Number of Online Brokerage Accounts, Investors Continues to Rise

Despite continued increases in the number of online brokerage accounts and the number of online investors, account aggregation services have yet to catch on, according to research by eMarketer and Jupiter Research.

By the end of the year 2000, more than 6.5 million US households will have traded through 13 million online brokerage accounts, according to eMarketer, which projects 17.4 million US households trading through 31.3 million online brokerage accounts by 2004.

eMarketer’s eInvesting Report also predicts assets in online mutual fund accounts to total $400 billion by 2004, a 267 percent increase over projected $109 billion at year-end 2000.

Other findings from the report include:

  • 600,000 users will have used online account aggregation services by the end of 2000, and that number will modestly increase two-fold each year, reaching 9.6 million by 2004
  • 900,000 investors will have used online advisory services by year-end 2000, with 9 million predicted to use them by 2004, with 65 percent going through employee-sponsored plans
  • Online advice will serve mostly as a complement to human advisors as factors such as trust and validation of information available on the Web outweigh the Internet’s convenience as a delivery channel.

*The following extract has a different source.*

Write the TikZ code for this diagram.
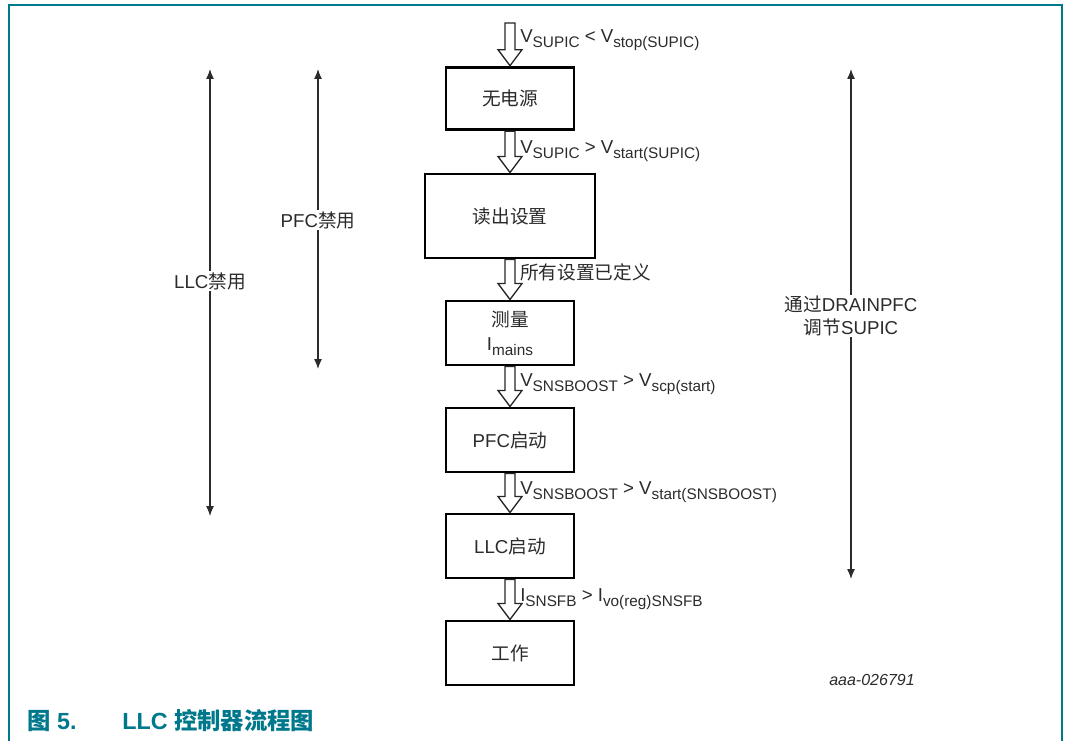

“While the Internet will play a significant role in disseminating information to investors, it will remain a complementary tool for those investors who, in our opinion, are wise enough to seek investment advice from professionals,” said Paul Milligan, eMarketer’s Senior Analyst of Financial Services.

Financial institutions jockeying to become a one-stop financial source are looking toward account aggregation as a key to securing future customer loyalty, according to a report by Jupiter Research. However, lack of features, low consumer interest, and nonexistent industry standards should cause financial institutions to take a conservative approach in adopting aggregation technologies.

Jupiter believes online financial households (households that research, manage, or purchase financial products online) that use personal financial management (PFM) software serve as an excellent proxy for understanding future online adoption behavior. Of the 13 million online financial households, 4.7 million currently use PFM software to help manage their online finances. Of this online PFM base, fewer than one million households (or ten percent of all online financial households) use the account aggregation functionality that is bundled with this software.

“If personal finance techies have yet to buy into this technology, there is little chance of near-term adoption by the population at large,” said Robert Sterling, an analyst with Jupiter Research. “The issue is that current scraping-based aggregation has so many limitations that it is nothing more than a grandiose balance-check feature. It is incapable of achieving unified access to long-term keeping of transaction records that consumers and institutions will find truly valuable.”

In its report, “Account Aggravation – Stumbling into Screen Scraping,” Sterling found that financial institutions must add features such as keeping long-term records of tax lots, securities pricing, and reorganization data for account aggregation to offer significant value and encourage online customers to adopt these services.

Sterling also said the lack of industry standards for account aggregation presents a risk that data pirates and identity thieves can successfully pose as customers. Industry standards must focus on data file formats, structured data transfer environment, and certification of a limited number of entities to act as data go-betweens.